La laurea e il rating degli atenei

Oggi piatto doppio: ritorno sul tema del valore legale della laurea con un articolo su Il Tirreno. Il mio titolo era lo stesso del mio vecchio post, ma il loro è migliore.

L’articolo in pdf dal giornale si trova qui, ma il testo è qui sotto.

Il Tirreno, 10 febbraio 2012

Molti hanno un’opinione perentoria sull’abolizione o il mantenimento del valore legale della laurea, nonostante il senso della questione sia veramente sfuggevole. Per esempio, a seconda di come la cosa si realizza, può diventare un’operazione di natura dirigista o liberista.

Il valore legale del titolo di studio è definito da due vincoli. Da un lato,  un’organizzazione che si voglia chiamare Università e voglia offrire un corso di studio che porti al conseguimento della “laurea”, deve essere autorizzata dal Ministero competente. Per farla semplice, deve rispettare norme sulle modalità di assunzione dei docenti, sul loro numero rispetto ai corsi di studio che vuole offrire, sulle materie previste per ciascun corso di studio. Dall’altro lato, nelle selezioni pubbliche, non si può esplicitamente discriminare i candidati in base all’Università presso la quale è stata conseguita la “laurea.”

Parlo di selezioni pubbliche per includere sia concorsi pubblici sia selezioni in aziende private basate su procedure interne condivise (molte posizioni in molte imprese medio-grandi).

Ci sono cose che non c’entrano niente con il valore legale della laurea. Anche oggi l’ente o l’impresa che bandisce una posizione può ridurre o eliminare i vincoli sul tipo di laurea, e qualunque commissione di concorso o selezionatore può decidere di non dare peso reale al voto di laurea. Sono cose che si sceglie di fare per scremare i candidati e semplificarsi il lavoro. Impedire che si possano fare è un atto dirigista, non liberista.

Ci sono anche oggi titoli che non hanno valore legale. Vengono valutati in modo qualitativo, inglobandoli nella valutazione generale del curriculum, oppure in modo forfettario. Per esempio: 5 punti per un master di almeno 12 mesi.

Ora facciamo un esperimento mentale e supponiamo di abolire il valore legale della laurea. Che succede?

Dipende. Supponiamo che il riconoscimento del Ministero sia sostituito da un accreditamento da parte di un’apposita agenzia.

Se ottenere l’accreditamento sarà difficile come ottenere il riconoscimento del Ministero, cambierà abbastanza poco.  Se invece sarà semplice, o se non sarà necessario, le cose cambieranno, perché sarà più facile creare nuove Università e offrire nuovi corsi di studio da parte di quelle che già ci sono. Non so se questo possa essere un bene o un male, però noto che le critiche al sistema universitario negli ultimi anni siano state di eccessiva offerta e fantasia nell’offerta.

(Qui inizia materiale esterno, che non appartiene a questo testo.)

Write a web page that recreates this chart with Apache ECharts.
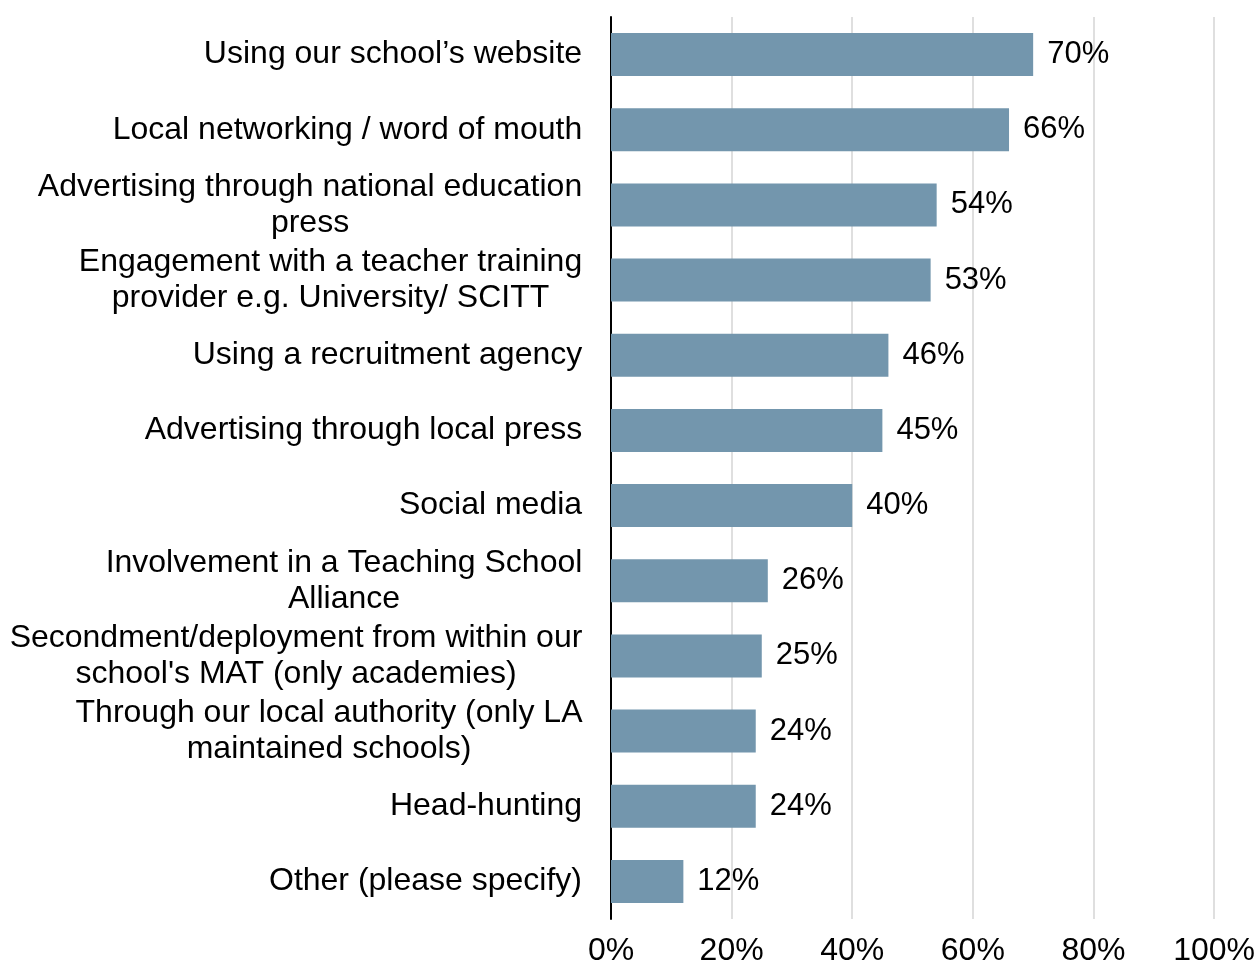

L’accreditamento potrebbe poi comprendere un voto (un rating) per l’Università, e quindi stimolare ciascuna Università a cercare di conquistare – per esempio – la “tripla A”.

Vediamo la cosa da parte di chi deve assumere. Parliamoci chiaro, non è realistico che chi assume metta pubblicamente un vincolo sull’Università di provenienza dei candidati (“assumiamo solo da Università del Granducato”). Potrebbe invece mettere un vincolo sul rating dell’Università (“noi assumiamo solo laureati AAA”) oppure assumere solo laureati di Università accreditate.

In tutti questi casi, come già ora peraltro, se la commissione di concorso o il selezionatore vorranno esercitare la propria autonomia, potranno  scegliere di attribuire al rating il valore che vogliono, oppure giudicare solo in base alle prove, al curriculum o al colloquio. Se invece ci saranno norme che obbligano a usare il rating nella selezione, di nuovo avremo un’operazione in senso dirigista, invece che liberale.

Mi pare che i proponenti dell’abolizione del valore legale del titolo di studio abbiano un atteggiamento liberale e puntino a un cambio di mentalità: che piano piano il rating delle Università sia assimilato come criterio di selezione, e che contemporaneamente le Università cerchino di acquisire il rating più alto. Puntano in realtà ad abbattere il valore legale del titolo non perché sia necessario, ma perché sono convinti che altrimenti nessuno guarderà al rating.

Insomma, a me pare che non sia il caso di avere opinioni perentorie sulla questione del valore legale del titolo di studio, perché tutto dipende da se e come sarà dispiegato il meccanismo di accreditamento. A seconda dei casi, il risultato può essere gattopardesco, dirigista, liberale, o liberatutti. Guardandomi in giro, scommetterei sul gattopardo.